I was alone. That is, I had been alone since the carpark, and I was still alone at the top, and I didn’t meet anyone on the way down. One other person had been up here recently – the carpark, the other car – but we missed each other, or they’d come and gone before me. I have no particular views about solitude on mountains, which is to say I neither seek it nor mind it. That day it felt like the right version of the walk. There was nobody to talk to so I didn’t talk, which suited the place.
I stayed at the top for maybe twenty minutes. Long enough to eat, to look, to get cold sitting still after the climb. The wind had picked up slightly. To the west the sky was as clear as it had been all morning, no weather coming, or none I could see. I thought about Donal’s Sunday call, three days before, him asking had I any plans for the week. I’d told him I was thinking of a walk and he’d said ‘mind yourself’ and that was that. He worries in a quiet, not especially helpful way.
Going back down
The descent by the same route is straightforward. The crags are steep enough going down that you have to pay attention, place your feet carefully, trust the boots. I like descents for the way they reverse everything – the things you noticed going up become different, lit from the other side, and the places you stopped become legible in a new way. The valley opened up below me again. The frost was gone from the lower slopes; the bog was dark and wet and a pair of ravens were doing something complicated above the tree line, circling each other in a way that seemed purposeful.
I was back at the carpark by half twelve. A good four and a half hours for the round trip. The other car was gone. I sat in the Yaris with the heat on and drank from the flask – Barry’s, which had been hot when I left the cottage and was now the acceptable not-quite-warm version – and I ate the last of what I’d brought, a biscuit that had been at the bottom of my bag since probably Tuesday.
The road back to the main peninsula route runs along the bay and you get a different view of Brandon from below on the return, the full height of it, the long western face in shadow, the summit you were standing on an hour ago now abstract and far away in the way all summits go once you’ve left them. I pulled over for a minute to look at it properly. There was nobody behind me. January has its uses.
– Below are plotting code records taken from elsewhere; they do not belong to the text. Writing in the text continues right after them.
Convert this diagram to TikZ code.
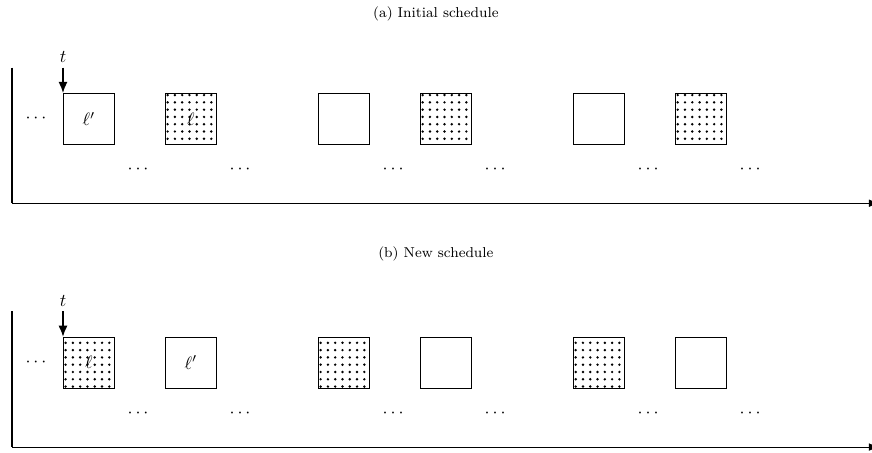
\documentclass[tikz,border=0pt]{standalone}
\usepackage{amsmath}
\usepackage{amssymb}
\usepackage{tikz}
\usetikzlibrary{arrows.meta,patterns.meta}

\tikzset{
	slot/.style={draw, minimum size=1cm, inner sep=0pt, anchor=north west},
	slotdots/.style={slot, pattern={Dots[distance=1cm/7, radius=0.75pt]}},
	gapdots/.style={inner sep=0pt},
	axis/.style={line width=0.6pt},
	marker/.style={-{Latex[length=2.2mm,width=1.8mm]}, line width=0.9pt},
	caption/.style={font=\footnotesize}
}

\begin{document}
\begin{tikzpicture}
						\useasboundingbox (-1.235, 1.824) rectangle (15.86, -7.04);
						% (a) initial schedule
						\node[caption] (capa) at (7.31, 1.56) {(a) Initial schedule};
						\coordinate (otopa) at (-1, 0.5);
						\coordinate (oa) at (-1, -2.16);
						\coordinate (enda) at (16.0, -2.16);
						\draw[axis] (otopa) -- (oa);
						\draw[axis, -{Latex[length=2mm]}] (oa) -- (enda);
						\node[gapdots] (da0) at (-0.5, -0.5) {$\cdots$};
						\node[slot] (a1) at (0, 0) {$\ell'$};
						\node[slotdots] (a2) at (2, 0) {$\ell$};
						\node[slot] (a3) at (5, 0) {};
						\node[slotdots] (a4) at (7, 0) {};
						\node[slot] (a5) at (10, 0) {};
						\node[slotdots] (a6) at (12, 0) {};
						\node[gapdots] (da1) at (1.5, -1.5) {$\cdots$};
						\node[gapdots] (da2) at (3.5, -1.5) {$\cdots$};
						\node[gapdots] (da3) at (6.5, -1.5) {$\cdots$};
						\node[gapdots] (da4) at (8.5, -1.5) {$\cdots$};
						\node[gapdots] (da5) at (11.5, -1.5) {$\cdots$};
						\node[gapdots] (da6) at (13.5, -1.5) {$\cdots$};
						\coordinate (ta) at (0, 0.5);
						\node[above=-1pt] (tla) at (ta) {$t$};
						\draw[marker] (ta) -- (a1.north west);

						% (b) new schedule
						\begin{scope}[yshift=-4.78cm]
						\node[caption] (capb) at (7.31, 1.62) {(b) New schedule};
						\coordinate (otopb) at (-1, 0.5);
						\coordinate (ob) at (-1, -2.16);
						\coordinate (endb) at (16.0, -2.16);
						\draw[axis] (otopb) -- (ob);
						\draw[axis, -{Latex[length=2mm]}] (ob) -- (endb);
						\node[gapdots] (db0) at (-0.5, -0.5) {$\cdots$};
						\node[slotdots] (b1) at (0, 0) {$\ell$};
						\node[slot] (b2) at (2, 0) {$\ell'$};
						\node[slotdots] (b3) at (5, 0) {};
						\node[slot] (b4) at (7, 0) {};
						\node[slotdots] (b5) at (10, 0) {};
						\node[slot] (b6) at (12, 0) {};
						\node[gapdots] (db1) at (1.5, -1.5) {$\cdots$};
						\node[gapdots] (db2) at (3.5, -1.5) {$\cdots$};
						\node[gapdots] (db3) at (6.5, -1.5) {$\cdots$};
						\node[gapdots] (db4) at (8.5, -1.5) {$\cdots$};
						\node[gapdots] (db5) at (11.5, -1.5) {$\cdots$};
						\node[gapdots] (db6) at (13.5, -1.5) {$\cdots$};
						\coordinate (tb) at (0, 0.5);
						\node[above=-1pt] (tlb) at (tb) {$t$};
						\draw[marker] (tb) -- (b1.north west);
						\end{scope}
					\end{tikzpicture}
\end{document}
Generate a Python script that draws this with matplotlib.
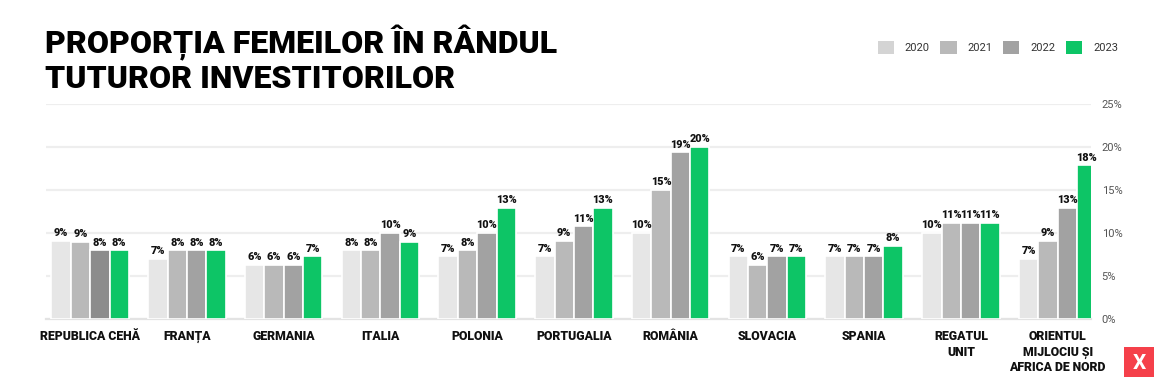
import matplotlib.pyplot as plt
import numpy as np
from matplotlib.patches import Patch

plt.rcParams['font.family'] = ['Roboto', 'DejaVu Sans']

countries = ['REPUBLICA CEHĂ', 'FRANȚA', 'GERMANIA', 'ITALIA', 'POLONIA', 'PORTUGALIA',
             'ROMÂNIA', 'SLOVACIA', 'SPANIA', 'REGATUL\nUNIT',
             'ORIENTUL\nMIJLOCIU ȘI\nAFRICA DE NORD']
years = ['2020', '2021', '2022', '2023']
v2020 = [9.1, 7.0, 6.3, 8.0, 7.3, 7.3, 10.0, 7.3, 7.3, 10.0, 7.0]
v2021 = [9.0, 8.0, 6.3, 8.0, 8.0, 9.1, 15.0, 6.3, 7.3, 11.2, 9.1]
v2022 = [8.0, 8.0, 6.3, 10.0, 10.0, 10.8, 19.4, 7.3, 7.3, 11.2, 12.9]
v2023 = [8.0, 8.0, 7.3, 9.0, 12.9, 12.9, 20.0, 7.3, 8.5, 11.2, 17.9]
series = [v2020, v2021, v2022, v2023]
colors = ['#e6e6e6', '#b9b9b9', '#a2a2a2', '#0dc566']
legend_colors = ['#d4d4d4', '#b9b9b9', '#a2a2a2', '#0dc566']

fig = plt.figure(figsize=(11.54, 3.77), dpi=100)
ax = fig.add_axes([0.040, 0.154, 0.905, 0.570])

x = np.arange(len(countries))
w = 0.2
for i, vals in enumerate(series):
    cols = [colors[i]] * len(vals)
    if i == 2:
        cols[0] = '#8c8c8c'
    pos = x + (i - 1.5) * w
    ax.bar(pos, vals, width=w, color=cols, edgecolor='white', linewidth=1.2, zorder=3)
    for px, v in zip(pos, vals):
        ax.text(px, v + 0.3, f'{v:.0f}%', ha='center', va='bottom', fontsize=7.8,
                fontweight='heavy', color='#111111', zorder=4)

ax.set_xlim(-0.455, 10.34)
ax.set_ylim(0, 25)
ax.set_yticks(np.arange(0, 26, 5))
ax.set_yticklabels([f'{t}%' for t in range(0, 26, 5)])
ax.yaxis.tick_right()
ax.tick_params(axis='y', length=0, labelsize=8, labelcolor='#555555', pad=8)
ax.tick_params(axis='x', length=0, pad=8)
ax.set_xticks(x)
ax.set_xticklabels(countries, fontsize=8.8, fontweight='heavy', color='#111111',
                   linespacing=1.25, va='top')
ax.grid(axis='y', color='#eeeeee', linewidth=1.6, zorder=0)
for s in ['top', 'right', 'left']:
    ax.spines[s].set_visible(False)
ax.spines['bottom'].set_color('#e3e3e3')
ax.spines['bottom'].set_linewidth(1.6)

fig.text(0.039, 0.935, 'PROPORȚIA FEMEILOR ÎN RÂNDUL\nTUTUROR INVESTITORILOR',
         fontsize=23, fontweight='heavy', color='#000000', va='top', ha='left',
         linespacing=1.12)

handles = [Patch(facecolor=c, edgecolor='none', label=y) for c, y in zip(legend_colors, years)]
fig.legend(handles=handles, loc='center right', bbox_to_anchor=(0.969, 0.875), ncol=4,
           frameon=False, fontsize=8, handlelength=1.45, handleheight=1.45,
           columnspacing=0.95, handletextpad=1.0, labelcolor='#333333',
           borderpad=0, borderaxespad=0)

# logo
logo = fig.add_axes([0.974, 0.0, 0.026, 0.08])
logo.set_facecolor('#f5404a')
logo.set_xticks([])
logo.set_yticks([])
for s in logo.spines.values():
    s.set_visible(False)
logo.text(0.5, 0.45, 'X', ha='center', va='center', color='white', fontsize=15,
          fontweight='bold', transform=logo.transAxes)

fig.savefig('out.png', dpi=100)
I got home before three. The light was already thinning. I made a pot of tea, opened the book that’s been on the arm of the chair – I’ve been finishing things slowly this month, as I noted last week, and the pattern is holding – and sat by the range until the feeling came back fully to my feet.
Bess appeared at the gate around four, wanting in for reasons known only to herself. I let her in.
Tom came for her at five, standing at the back door with his cap on, not saying much.
‘Grand day for it,’ he said, meaning the mountain, because Maeve must have told him I was going.
‘Grand day,’ I said.
He took the dog and went back up the lane and I closed the back gate, which stuck, as it always does.